Transactions specify a number of inputs and a number of outputs (recall PayCoins in ScroogeCoin). You can think of the inputs as coins being consumed (created in a previous transaction) and the outputs as coins being created. For transactions in which new currency is being minted, there are no coins being consumed (recall CreateCoins in ScroogeCoin). Each transaction has a unique identifier. Outputs are indexed beginning with 0, so we will refer to the first output as “output 0”.
Let’s now work our way through Figure 3.2. Transaction 1 has no inputs because this transaction is creating new coins, and it has an output of 25 coins going to Alice. Also, since this is a transaction where new coins are being created, no signature is required. Now let’s say that Alice wants to send some of those coins over to Bob. To do so, she creates a new transaction, transaction 2 in our example. In the transaction, she has to explicitly refer to the previous transaction where these coins are coming from. Here, she refers to output 0 of transaction 1 (indeed the only output of transaction 1), which assigned 25 bitcoins to Alice. She also must specify the output addresses in the transaction.
In this example, Alice specifies two outputs, 17 coins to Bob, and 8 coins to Alice. And, of course, this whole thing is signed by Alice, so that we know that Alice actually authorizes this transaction.
Change addresses. Why does Alice have to send money to herself in this example? Just as coins in ScroogeCoin are immutable, in Bitcoin, the entirety of a transaction output must be consumed by another transaction, or none of it. Alice only wants to pay 17 bitcoins to Bob, but the output that she owns is worth 25 bitcoins. So she needs to create a new output where 8 bitcoins are sent back to herself. It could be a different address from the one that owned the 25 bitcoins, but it would have to be owned by her. This is called a change address.
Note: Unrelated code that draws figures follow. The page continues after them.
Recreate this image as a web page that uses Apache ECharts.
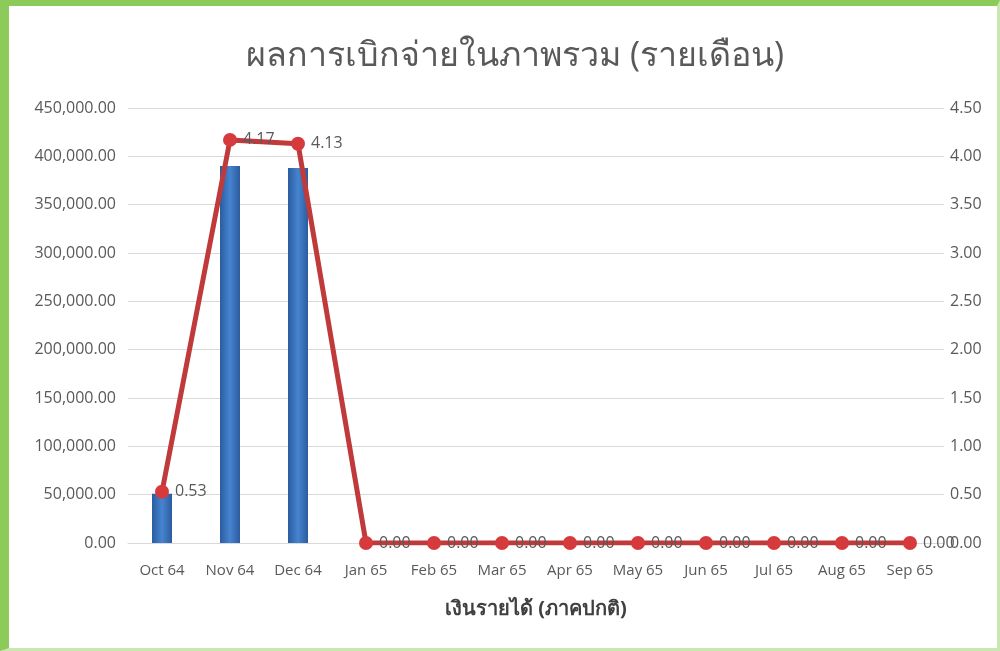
<!DOCTYPE html>
<html>
<head>
<meta charset="utf-8">
<script src="https://cdn.jsdelivr.net/npm/echarts@6/dist/echarts.min.js"></script>
<style>
html,body{margin:0;padding:0;background:#fff;}
#frame{position:absolute;left:0;top:0;width:1000px;height:651px;box-sizing:border-box;border-left:9px solid #8CCB5A;border-top:6px solid #8CCB5A;border-right:3px solid #c8e8b0;border-bottom:3px solid #c8e8b0;}
#chart{position:absolute;left:0;top:0;width:1000px;height:651px;}
</style>
</head>
<body>
<div id="frame"></div>
<div id="chart"></div>
<script>
const categories = ['Oct 64','Nov 64','Dec 64','Jan 65','Feb 65','Mar 65','Apr 65','May 65','Jun 65','Jul 65','Aug 65','Sep 65'];
const amounts = [51000, 390000, 388000, 0, 0, 0, 0, 0, 0, 0, 0, 0];
const ratios = [0.53, 4.17, 4.13, 0, 0, 0, 0, 0, 0, 0, 0, 0];
const titleText = 'ผลการเบิกจ่ายในภาพรวม (รายเดือน)';
const xAxisName = 'เงินรายได้ (ภาคปกติ)';

const chart = echarts.init(document.getElementById('chart'));
const fontFam = '"Open Sans", "Noto Sans", sans-serif';
chart.setOption({
  animation: false,
  textStyle: {fontFamily: fontFam},
  title: {
    text: titleText, left: 510, textAlign: 'center', top: 34,
    textStyle: {fontSize: 34, fontWeight: 'normal', color: '#595959', fontFamily: fontFam}
  },
  grid: {left: 128, right: 56, top: 108, bottom: 108},
  xAxis: {
    type: 'category', data: categories,
    axisLine: {lineStyle: {color: '#D9D9D9'}},
    axisTick: {show: false},
    axisLabel: {color: '#595959', fontSize: 15, margin: 20},
    name: xAxisName, nameLocation: 'middle', nameGap: 56,
    nameTextStyle: {fontSize: 20, fontWeight: 'bold', color: '#404040'}
  },
  yAxis: [
    {
      type: 'value', min: 0, max: 450000, interval: 50000,
      axisLine: {show: false}, axisTick: {show: false},
      splitLine: {lineStyle: {color: '#D9D9D9'}},
      axisLabel: {color: '#595959', fontSize: 16, margin: 12,
        formatter: v => v.toLocaleString('en-US', {minimumFractionDigits: 2, maximumFractionDigits: 2})}
    },
    {
      type: 'value', min: 0, max: 4.5, interval: 0.5,
      axisLine: {show: false}, axisTick: {show: false},
      splitLine: {show: false},
      axisLabel: {color: '#595959', fontSize: 16, margin: 6, formatter: v => v.toFixed(2)}
    }
  ],
  series: [
    {
      type: 'bar', data: amounts, yAxisIndex: 0, barWidth: 20,
      itemStyle: {
        color: new echarts.graphic.LinearGradient(0, 0, 1, 0, [
          {offset: 0, color: '#2B5C9E'},
          {offset: 0.5, color: '#4684D0'},
          {offset: 1, color: '#2B5C9E'}
        ])
      }
    },
    {
      type: 'line', data: ratios, yAxisIndex: 1,
      symbol: 'circle', symbolSize: 14,
      lineStyle: {color: '#C0393B', width: 5},
      itemStyle: {color: '#D63A3C'},
      label: {show: true, position: 'right', distance: 6, color: '#595959', fontSize: 16,
        formatter: p => p.value.toFixed(2)}
    }
  ]
});
</script>
</body>
</html>
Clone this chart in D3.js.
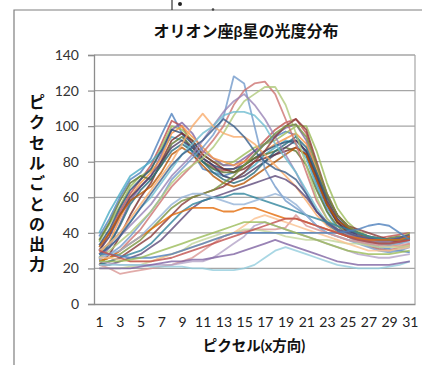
<!DOCTYPE html>
<html><head><meta charset="utf-8">
<script src="https://cdn.jsdelivr.net/npm/d3@7"></script>
<style>
html,body{margin:0;padding:0;background:#fff;}
svg{display:block;}
text{font-family:Lato,"Noto Sans CJK JP",sans-serif;}
</style></head><body>
<script>
const titleText = "オリオン座β星の光度分布";
const xTitle = "ピクセル(x方向)";
const yTitle = "ピクセルごとの出力";
const categories = d3.range(1, 32);
const xTickLabels = [1,3,5,7,9,11,13,15,17,19,21,23,25,27,29,31];
const yTicks = [0,20,40,60,80,100,120,140];

const s01 = [38,48,60,70,74,82,95,107,96,85,76,74,72,74,78,84,90,94,97,95,84,68,54,46,42,38,34,32,31,30,29];
const s02 = [30,40,52,62,70,78,90,103,100,90,80,77,75,76,80,86,92,98,102,104,96,78,60,50,44,40,38,37,38,39,40];
const s03 = [35,45,55,66,72,75,88,100,98,92,84,80,78,80,84,88,90,92,96,100,100,86,68,54,46,41,38,36,35,37,40];
const s04 = [25,32,45,58,66,72,84,98,102,96,86,82,78,78,82,86,90,95,99,101,92,74,58,48,42,38,37,36,36,37,38];
const s05 = [40,52,62,72,76,80,86,94,92,86,80,76,72,70,74,78,84,88,92,90,82,66,52,42,38,35,33,31,30,31,33];
const s06 = [28,35,48,60,68,74,82,96,100,94,88,82,80,78,80,82,86,90,93,96,90,76,60,46,40,37,36,36,34,32,33];
const s07 = [33,42,54,64,70,76,86,98,96,90,82,78,76,76,78,82,86,89,91,92,86,72,56,46,41,38,36,35,34,34,36];
const s08 = [22,28,38,50,60,68,80,92,96,92,84,80,76,74,76,80,82,84,86,88,84,70,56,46,40,37,36,35,35,36,37];
const s09 = [36,46,58,68,72,70,78,90,94,88,80,76,74,74,78,82,84,86,88,86,78,64,52,44,39,36,35,35,37,38,36];
const s10 = [30,38,50,60,66,72,80,88,92,88,82,78,72,70,72,76,80,84,88,92,86,72,58,48,42,39,37,36,36,37,39];
const s11 = [26,34,44,56,64,70,78,86,90,86,80,74,70,68,70,74,80,86,90,94,88,74,60,50,43,40,38,36,36,37,38];
const s12 = [32,40,50,58,62,66,74,84,88,84,78,72,68,66,68,72,76,80,84,88,84,70,56,47,43,40,37,34,33,35,38];
const s13 = [25,28,32,38,45,52,60,70,76,82,88,95,105,128,124,100,76,66,58,54,50,44,40,38,36,34,32,30,29,30,32];
const s14 = [24,26,30,36,42,50,58,66,72,78,85,92,100,112,120,124,125,118,104,90,74,58,48,42,38,35,33,31,30,32,34];
const s15 = [26,30,35,40,46,52,60,68,74,78,82,88,96,106,114,118,122,122,112,96,78,60,48,42,38,36,35,34,34,35,37];
const s16 = [28,32,38,44,50,56,64,72,78,84,92,100,108,114,118,112,104,94,84,74,62,52,46,42,39,37,36,35,35,36,38];
const s17 = [30,34,40,46,54,60,68,76,84,90,96,100,106,108,108,106,100,90,82,74,64,54,46,42,40,38,37,36,36,37,38];
const s18 = [30,34,40,48,56,64,72,80,90,100,107,100,96,94,94,90,84,78,72,66,58,50,44,40,38,36,35,34,34,35,36];
const s19 = [28,32,38,46,54,62,70,78,84,88,92,98,104,100,94,86,80,76,74,70,62,52,45,41,38,36,35,34,34,35,37];
const s20 = [22,24,26,30,34,38,44,50,56,60,62,64,66,70,74,80,86,94,100,104,98,80,62,50,44,42,40,38,36,35,36];
const s21 = [24,26,28,32,36,42,48,54,58,60,62,64,68,72,78,84,90,96,100,101,94,78,62,50,44,40,38,37,36,36,37];
const s22 = [22,22,24,26,28,32,36,42,48,54,58,60,62,64,66,68,70,72,70,66,60,52,46,42,40,38,37,36,36,37,38];
const s23 = [22,24,26,28,30,34,40,46,52,56,58,60,60,62,62,60,58,56,54,52,50,48,46,44,42,40,38,37,36,36,37];
const s24 = [24,26,30,34,38,42,46,50,52,54,54,54,52,52,54,54,52,50,48,48,46,44,42,40,38,37,36,36,36,36,38];
const s25 = [26,28,30,34,38,44,50,56,60,62,62,60,58,56,56,58,60,62,60,56,50,44,40,38,36,35,34,33,33,34,35];
const s26 = [22,20,17,18,19,20,21,22,24,26,30,34,38,40,41,42,42,42,43,50,44,42,40,38,36,35,34,33,32,33,34];
const s27 = [20,20,20,21,22,24,26,28,30,34,36,38,40,40,42,42,41,40,38,37,36,36,36,35,34,34,33,32,32,32,33];
const s28 = [24,23,22,22,22,22,22,22,23,24,24,26,30,34,38,44,46,44,42,40,38,36,34,32,30,28,27,26,26,27,28];
const s29 = [22,22,22,22,22,21,21,21,21,20,20,19,19,19,20,22,26,30,32,30,28,26,24,22,21,20,20,20,21,22,24];
const s30 = [26,26,25,24,24,24,26,28,30,32,34,36,38,40,44,48,50,48,46,44,42,40,38,36,34,32,30,30,30,31,32];
const s31 = [28,28,27,26,26,26,27,28,30,32,34,36,38,40,40,40,40,40,40,40,40,40,40,40,41,42,44,45,44,40,36];
const s32 = [30,28,26,24,24,24,25,26,28,30,32,34,36,38,40,42,44,46,48,48,46,44,42,40,38,36,35,34,34,35,36];
const s33 = [24,24,24,25,26,28,30,32,34,36,38,40,42,44,46,46,46,44,42,40,38,36,34,32,30,29,28,28,28,29,30];
const s34 = [20,20,20,20,21,22,23,24,24,25,25,26,27,28,30,32,34,36,34,32,30,28,26,24,23,22,22,22,22,23,24];

const seriesList = [s01,s02,s03,s04,s05,s06,s07,s08,s09,s10,s11,s12,s13,s14,s15,s16,s17,s18,s19,s20,s21,s22,s23,s24,s25,s26,s27,s28,s29,s30,s31,s32,s33,s34];
const palette = ["#4F81BD","#C0504D","#9BBB59","#8064A2","#4BACC6","#F79646",
  "#2C4D75","#772C2A","#5F7530","#4D3B62","#276A7C","#B65708",
  "#729ACA","#CD7371","#AFC97A","#9983B5","#6FBDD1","#F9AB6B",
  "#3A5F8B","#8A3B39","#7A9440","#5E4A7A","#31859C","#E46C0A",
  "#95B3D7","#D99694","#C3D69B","#B3A2C7","#93CDDD","#FAC090",
  "#4F81BD","#C0504D","#9BBB59","#8064A2"];

const W = 422, H = 365;
const svg = d3.select("body").append("svg").attr("width", W).attr("height", H);

// outer chart frame
svg.append("path").attr("d", "M14,365 L14,10 L422,10").attr("fill","none").attr("stroke","#7f7f7f").attr("stroke-width",1.2);
svg.append("line").attr("x1",172).attr("x2",172).attr("y1",0).attr("y2",10).attr("stroke","#333").attr("stroke-width",1.2);
svg.append("circle").attr("cx",180).attr("cy",4).attr("r",2).attr("fill","#222");
svg.append("circle").attr("cx",213).attr("cy",9.5).attr("r",1.3).attr("fill","#444");

const pLeft = 94, pRight = 415, pTop = 55, pBottom = 304;
const x = d3.scalePoint().domain(categories).range([pLeft, pRight]).padding(0.5);
const y = d3.scaleLinear().domain([0, 140]).range([pBottom, pTop]);

// gridlines
svg.append("g").selectAll("line").data(yTicks.filter(v => v > 0)).join("line")
  .attr("x1", pLeft).attr("x2", pRight).attr("y1", d => y(d)).attr("y2", d => y(d))
  .attr("stroke", "#a6a6a6").attr("stroke-width", 1.3);

// y axis
const yAxis = d3.axisLeft(y).tickValues(yTicks).tickSize(6).tickPadding(9);
const gy = svg.append("g").attr("transform", `translate(${pLeft},0)`).call(yAxis);
gy.select(".domain").attr("stroke", "#8c8c8c").attr("stroke-width", 1.3);
gy.selectAll(".tick line").attr("stroke", "#8c8c8c").attr("stroke-width", 1.2);
gy.selectAll(".tick text").attr("font-size", 14).attr("fill", "#333").attr("font-family", "Lato, sans-serif");

// x axis
const xAxis = d3.axisBottom(x).tickValues(xTickLabels).tickSize(0).tickPadding(13);
const gx = svg.append("g").attr("transform", `translate(0,${pBottom})`).call(xAxis);
gx.select(".domain").attr("stroke", "#8c8c8c").attr("stroke-width", 1.3);
gx.selectAll(".tick text").attr("font-size", 14).attr("fill", "#222").attr("font-family", "Lato, sans-serif");

// right border of plot area
svg.append("line").attr("x1", pRight).attr("x2", pRight).attr("y1", pTop).attr("y2", pBottom).attr("stroke", "#a6a6a6").attr("stroke-width", 1.2);

// lines
const line = d3.line().x((d, i) => x(categories[i])).y(d => y(d));
svg.append("g").selectAll("path").data(seriesList).join("path")
  .attr("d", d => line(d))
  .attr("fill", "none")
  .attr("stroke", (d, i) => palette[i % palette.length])
  .attr("stroke-width", 1.8)
  .attr("stroke-opacity", 0.8)
  .attr("stroke-linejoin", "round");

// title
svg.append("text").attr("x", 246).attr("y", 37).attr("text-anchor", "middle")
  .attr("font-size", 16).attr("font-weight", "bold").attr("fill", "#111")
  .attr("font-family", "'Noto Sans CJK JP', sans-serif").text(titleText);

// x title
svg.append("text").attr("x", 254).attr("y", 351).attr("text-anchor", "middle")
  .attr("font-size", 14.5).attr("font-weight", "bold").attr("fill", "#111")
  .attr("font-family", "'Noto Sans CJK JP', sans-serif").text(xTitle);

// y title, vertical stacked characters
svg.append("g").selectAll("text").data(Array.from(yTitle)).join("text")
  .attr("x", 37).attr("y", (d, i) => 108 + i * 20.3)
  .attr("text-anchor", "middle")
  .attr("font-size", 16).attr("font-weight", "bold").attr("fill", "#111")
  .attr("font-family", "'Noto Sans CJK JP', sans-serif").text(d => d);
</script>
</body></html>
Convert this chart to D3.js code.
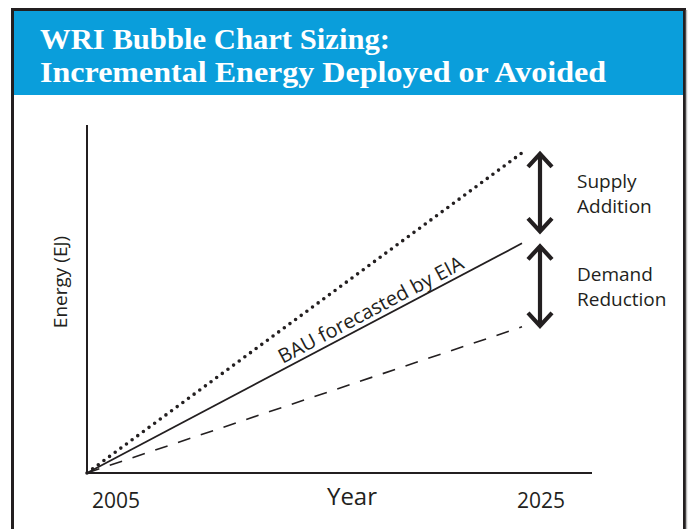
<!DOCTYPE html>
<html>
<head>
<meta charset="utf-8">
<script src="https://cdn.jsdelivr.net/npm/d3@7"></script>
<style>
  html, body { margin: 0; padding: 0; background: #fff; }
  svg { display: block; }
</style>
</head>
<body>
<div id="chart"></div>
<script>
// data (energy in arbitrary units, 0..100)
const years = [2005, 2025];
const supplyAdded = [0, 92];   // dotted
const bauEIA = [0, 66];        // solid
const demandReduced = [0, 42]; // dashed
const yearLabels = ["2005", "2025"];

const width = 689, height = 529;
const ink = "#231f20";
const blue = "#0a9edb";

const svg = d3.select("#chart").append("svg")
    .attr("width", width)
    .attr("height", height);

// frame + header
svg.append("rect")
    .attr("x", 12.5).attr("y", 9.5)
    .attr("width", 672).attr("height", 540)
    .attr("fill", "#fff")
    .attr("stroke", ink)
    .attr("stroke-width", 3);
svg.append("line")
    .attr("x1", 686.5).attr("x2", 686.5).attr("y1", 10).attr("y2", height)
    .attr("stroke", "#bbb").attr("stroke-width", 1.5);

svg.append("rect")
    .attr("x", 14).attr("y", 11)
    .attr("width", 669).attr("height", 84)
    .attr("fill", blue);

const titleLines = ["WRI Bubble Chart Sizing:", "Incremental Energy Deployed or Avoided"];
const titleWidths = [350, 566];
svg.selectAll(".title")
    .data(titleLines)
    .enter()
    .append("text")
    .attr("class", "title")
    .attr("x", 40)
    .attr("y", (d, i) => 49 + i * 33)
    .attr("fill", "#fff")
    .attr("font-family", "'Liberation Serif', 'DejaVu Serif', serif")
    .attr("font-weight", "bold")
    .attr("font-size", "30px")
    .attr("textLength", (d, i) => titleWidths[i])
    .attr("lengthAdjust", "spacingAndGlyphs")
    .text(d => d);

// scales
const x = d3.scaleLinear().domain([2005, 2025]).range([87, 522]);
const y = d3.scaleLinear().domain([0, 100]).range([473, 125]);

const font = "'Open Sans', 'DejaVu Sans', sans-serif";

// axes (plain lines, no ticks)
svg.append("line")
    .attr("x1", x(2005)).attr("x2", x(2005))
    .attr("y1", y(0) + 1).attr("y2", y(100))
    .attr("stroke", ink).attr("stroke-width", 2);
svg.append("line")
    .attr("x1", x(2005) - 1).attr("x2", 592)
    .attr("y1", y(0)).attr("y2", y(0))
    .attr("stroke", ink).attr("stroke-width", 2);

const line = d3.line()
    .x(d => x(d[0]))
    .y(d => y(d[1]));

const zip = vals => years.map((yr, i) => [yr, vals[i]]);

svg.append("path")
    .attr("d", line(zip(supplyAdded)))
    .attr("fill", "none")
    .attr("stroke", ink)
    .attr("stroke-width", 3.6)
    .attr("stroke-linecap", "round")
    .attr("stroke-dasharray", "0 7");

svg.append("path")
    .attr("d", line(zip(bauEIA)))
    .attr("fill", "none")
    .attr("stroke", ink)
    .attr("stroke-width", 1.8);

svg.append("path")
    .attr("d", line(zip(demandReduced)))
    .attr("fill", "none")
    .attr("stroke", ink)
    .attr("stroke-width", 1.6)
    .attr("stroke-dasharray", "13 11");

// BAU label along the solid line
const ang = Math.atan2(y(bauEIA[1]) - y(bauEIA[0]), x(2025) - x(2005)) * 180 / Math.PI;
const frac = 0.665;
const tx = x(2005 + 20 * frac), ty = y(bauEIA[0] + (bauEIA[1] - bauEIA[0]) * frac);
svg.append("text")
    .attr("transform", `translate(${tx},${ty}) rotate(${ang}) translate(0,-5)`)
    .attr("text-anchor", "middle")
    .attr("font-family", font)
    .attr("font-size", "20px")
    .attr("fill", ink)
    .text("BAU forecasted by EIA");

// double arrows
const ax = x(2025) + 18;
function doubleArrow(yTop, yBot) {
    const g = svg.append("g")
        .attr("stroke", ink)
        .attr("stroke-width", 4.2)
        .attr("fill", "none")
        .attr("stroke-linecap", "butt")
        .attr("stroke-linejoin", "miter");
    g.append("line")
        .attr("x1", ax).attr("x2", ax)
        .attr("y1", yTop + 2).attr("y2", yBot - 2);
    g.append("path")
        .attr("d", `M${ax - 12},${yTop + 15}L${ax},${yTop + 2}L${ax + 12},${yTop + 15}`);
    g.append("path")
        .attr("d", `M${ax - 12},${yBot - 15}L${ax},${yBot - 2}L${ax + 12},${yBot - 15}`);
}
doubleArrow(y(supplyAdded[1]) - 1, y(bauEIA[1]) - 10);
doubleArrow(y(bauEIA[1]) + 1, y(demandReduced[1]) + 1);

const sideLabels = [["Supply", "Addition"], ["Demand", "Reduction"]];
const sideY = [188, 281];
sideLabels.forEach((pair, k) => {
    pair.forEach((s, i) => {
        svg.append("text")
            .attr("x", 577)
            .attr("y", sideY[k] + i * 25)
            .attr("font-family", font)
            .attr("font-size", "19px")
            .attr("fill", ink)
            .text(s);
    });
});

// axis labels
svg.append("text")
    .attr("x", x(2005) + 5)
    .attr("y", 508)
    .attr("font-family", font)
    .attr("font-size", "21px")
    .attr("fill", ink)
    .text(yearLabels[0]);
svg.append("text")
    .attr("x", x(2025) - 5)
    .attr("y", 508)
    .attr("font-family", font)
    .attr("font-size", "21px")
    .attr("fill", ink)
    .text(yearLabels[1]);

svg.append("text")
    .attr("x", 352)
    .attr("y", 505)
    .attr("text-anchor", "middle")
    .attr("font-family", font)
    .attr("font-size", "24px")
    .attr("fill", ink)
    .text("Year");

svg.append("text")
    .attr("transform", "translate(67,282) rotate(-90)")
    .attr("text-anchor", "middle")
    .attr("font-family", font)
    .attr("font-size", "19px")
    .attr("fill", ink)
    .text("Energy (EJ)");
</script>
</body>
</html>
Efficient verification. When a new transaction is added to the ledger, how easy is it to check if it is valid? In this example, we need to look up the transaction output that Alice referenced, make sure that it has a value of 25 bitcoins, and that it hasn’t already been spent. Looking up the transaction output is easy since we’re using hash pointers. To ensure it hasn’t been spent, we need to scan the block chain between the referenced transaction and the latest block. We don’t need to go all the way back to the beginning of the block chain, and it doesn’t require keeping any additional data structures (although, as we’ll see, additional data structures will speed things up).
Consolidating funds. As in ScroogeCoin, since transactions can have many inputs and many outputs, splitting and merging value is easy. For example, say Bob received money in two different transactions
- 17 bitcoins in one, and 2 in Bob might say, I’d like to have one transaction I can spend later where I have all 19 bitcoins. That’s easy — he creates a transaction with the two inputs and one output, with the output address being one that he owns. That lets him consolidate those two transactions.
Joint payments. Similarly, joint payments are also easy to do. Say Carol and Bob both want to pay David. They can create a transaction with two inputs and one output, but with the two inputs owned by two different people. And the only difference from the previous example is that since the two outputs from prior transactions that are being claimed here are from different addresses, the transaction will need two separate signatures — one by Carol and one by Bob.
Transaction syntax. Conceptually that’s really all there is to a Bitcoin transaction. Now let’s see how it’s represented at a low level in Bitcoin. Ultimately, every data structure that’s sent on the network is a string of bits. What’s shown in Figure 3.3 is very low-level, but this further gets compiled down to a compact binary format that’s not human-readable.
As you can see in Figure 3.3, there are three parts to a transaction: some metadata, a series of inputs, and a series of outputs.
- Metadata. There’s some housekeeping information — the size of the transaction, the number of inputs, and the number of There’s the hash of the entire transaction which serves as a unique ID for the transaction. That’s what allows us to use hash pointers to reference transactions. Finally there’s a “lock_time” field, which we’ll come back to later.
- The transaction inputs form an array, and each input has the same form. An input specifies a previous transaction, so it contains a hash of that transaction, which acts as a hash pointer to it. The input also contains the index of the previous transaction’s outputs that’s being claimed. And then there’s a signature. Remember that we have to sign to show that we actually have the ability to claim those previous transaction outputs.
- The outputs are again an array. Each output has just two fields. They each have a value, and the sum of all the output values has to be less than or equal to the sum of all the input values. If the sum of the output values is less than the sum of the input values, the difference is a transaction fee to the miner who publishes this transaction.
And then there’s a funny line that looks like what we want to be the recipient address. Each output is supposed to go to a specific public key, and indeed there is something in that field that looks like it’s the hash of a public key. But there’s also some other stuff that looks like a set of commands. Indeed, this field is a script, and we’ll discuss this presently.